I am reminded of the case earlier this year in the USA where a high school had issued telephones or maybe issued mobile phone software that enabled the school management to literally spy on their students' call patterns and history as well as record and listen in to calls in progress but most importantly they could remotely activate the cameras in the phones so that pictures would be sent back to the management of whatever the cameras were pointing at - and all this could be done clandestinely without the knowledge of the students.

That incident caused an uproar and I believe that most of the senior management were either fired or allocated elsewhere into less senior positions.
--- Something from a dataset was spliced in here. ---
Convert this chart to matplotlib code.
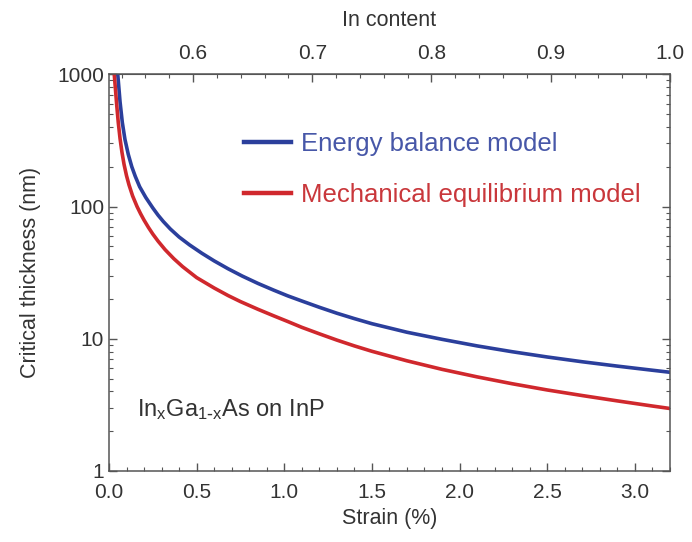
import numpy as np
import matplotlib.pyplot as plt

plt.rcParams['font.family'] = ['Liberation Sans', 'DejaVu Sans']
plt.rcParams['mathtext.default'] = 'regular'

# critical thickness (nm) vs strain (%) for InGaAs on InP
strain_eb = [0.05, 0.063, 0.076, 0.091, 0.11, 0.13, 0.15, 0.175, 0.21, 0.25, 0.28,
             0.31, 0.35, 0.4, 0.46, 0.53, 0.6, 0.68, 0.76, 0.85, 0.94, 1.02, 1.1,
             1.2, 1.3, 1.4, 1.5, 1.7, 1.9, 2.1, 2.3, 2.5, 2.7, 2.9, 3.1, 3.2]
h_eb = [1000, 620, 432, 322, 248, 200, 169, 141, 117, 97.5, 86,
        77, 67.6, 58.8, 51.2, 44.3, 38.8, 33.8, 29.8, 26.2, 23.3, 21.1, 19.3,
        17.3, 15.6, 14.2, 13.0, 11.2, 9.9, 8.83, 7.98, 7.28, 6.70, 6.21, 5.78, 5.58]

strain_me = [0.03, 0.044, 0.053, 0.063, 0.074, 0.086, 0.1, 0.114, 0.135, 0.16, 0.18,
             0.2, 0.225, 0.25, 0.28, 0.32, 0.37, 0.42, 0.5, 0.6, 0.68, 0.75, 0.85,
             0.94, 1.02, 1.1, 1.2, 1.3, 1.4, 1.5, 1.7, 1.9, 2.1, 2.3, 2.5, 2.7,
             2.9, 3.1, 3.2]
h_me = [1000, 587, 431, 327, 257, 208, 171, 146, 120, 100, 88.3,
        78.9, 69.5, 61.9, 54.7, 47.2, 40.3, 35.1, 29.0, 24.2, 21.2, 19.1, 16.7,
        14.9, 13.5, 12.2, 10.9, 9.77, 8.83, 8.04, 6.81, 5.87, 5.15, 4.57, 4.10, 3.72,
        3.39, 3.10, 2.97]

labels = ['Energy balance model', 'Mechanical equilibrium model']
colors = ['#2b3f9c', '#d0282d']
text_colors = ['#4757a8', '#c9373b']

# strain (%) grows linearly with In fraction above the lattice-matched point
slope = 6.8
in_lattice = 1.0 - 3.2 / slope

def strain_to_in(s):
    return in_lattice + np.asarray(s) / slope

def in_to_strain(x):
    return (np.asarray(x) - in_lattice) * slope

fig = plt.figure(figsize=(6.92, 5.42), dpi=100)
ax = fig.add_axes([0.1575, 0.131, 0.8105, 0.732])

ax.plot(strain_eb, h_eb, color=colors[0], lw=2.6, label=labels[0],
        solid_joinstyle='round')
ax.plot(strain_me, h_me, color=colors[1], lw=2.6, label=labels[1],
        solid_joinstyle='round')

ax.set_yscale('log')
ax.set_xlim(0, 3.2)
ax.set_ylim(1, 1000)
ax.set_xticks([0, 0.5, 1.0, 1.5, 2.0, 2.5, 3.0])
ax.set_xticks(np.arange(0, 3.21, 0.1), minor=True)
ax.set_yticks([1, 10, 100, 1000])
ax.set_yticklabels(['1', '10', '100', '1000'])
ax.set_xticklabels(['0.0', '0.5', '1.0', '1.5', '2.0', '2.5', '3.0'])

ax.tick_params(which='both', direction='in', right=True, top=False,
               color='#555555', labelsize=15, labelcolor='#333333')
ax.tick_params(which='major', length=6, width=1)
ax.tick_params(which='minor', length=3, width=0.8)
ax.tick_params(axis='x', which='major', pad=9)
for sp in ax.spines.values():
    sp.set_color('#555555')
    sp.set_linewidth(1.1)

ax.set_xlabel('Strain (%)', fontsize=15.5, color='#333333', labelpad=4)
ax.set_ylabel('Critical thickness (nm)', fontsize=15.5, color='#333333', labelpad=12)

top = ax.secondary_xaxis('top', functions=(strain_to_in, in_to_strain))
top.set_xticks([0.6, 0.7, 0.8, 0.9, 1.0])
top.set_xticklabels(['0.6', '0.7', '0.8', '0.9', '1.0'])
top.set_xticks(np.arange(0.54, 1.001, 0.02), minor=True)
top.tick_params(which='both', direction='in', color='#555555',
                labelsize=15, labelcolor='#333333')
top.tick_params(which='major', length=6, width=1, pad=8)
top.tick_params(which='minor', length=3, width=0.8)
top.spines['top'].set_color('#555555')
top.set_xlabel('In content', fontsize=15.5, color='#333333', labelpad=13)

leg = ax.legend(loc='upper left', bbox_to_anchor=(0.2, 0.913), frameon=False,
                fontsize=18.5, handlelength=1.8, handletextpad=0.4,
                labelspacing=1.05)
for t, c in zip(leg.get_texts(), text_colors):
    t.set_color(c)
for ln in leg.get_lines():
    ln.set_linewidth(3.2)

ax.text(0.05, 0.155, r'In$_x$Ga$_{1\text{-}x}$As on InP', transform=ax.transAxes,
        fontsize=17, color='#333333', va='center', ha='left')

fig.savefig('out.png', dpi=100)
Chinese management, especially those in schools, routinely act as if they are God and generally look on their students with little consideration. Cladestine underhand surveillance with 'doctored' mobile phones is right up the Chinese cheating street.

I have so far warned two classes of students that there is a reason for this issue of telephones and it is most unlikely to be for the students' benefit but is for some reason that suits the management. In fact I contend it is against the law of the land to force students to use university issue telephones when they all have perfectly serviceable phgones of their own and if the university wish to have a contact number for each student they do not need to issue them each with a telephone.

Any commments about this? Anyone come across this in China before, Would it be worth approaching the press and tv people to see if they might like to expose it?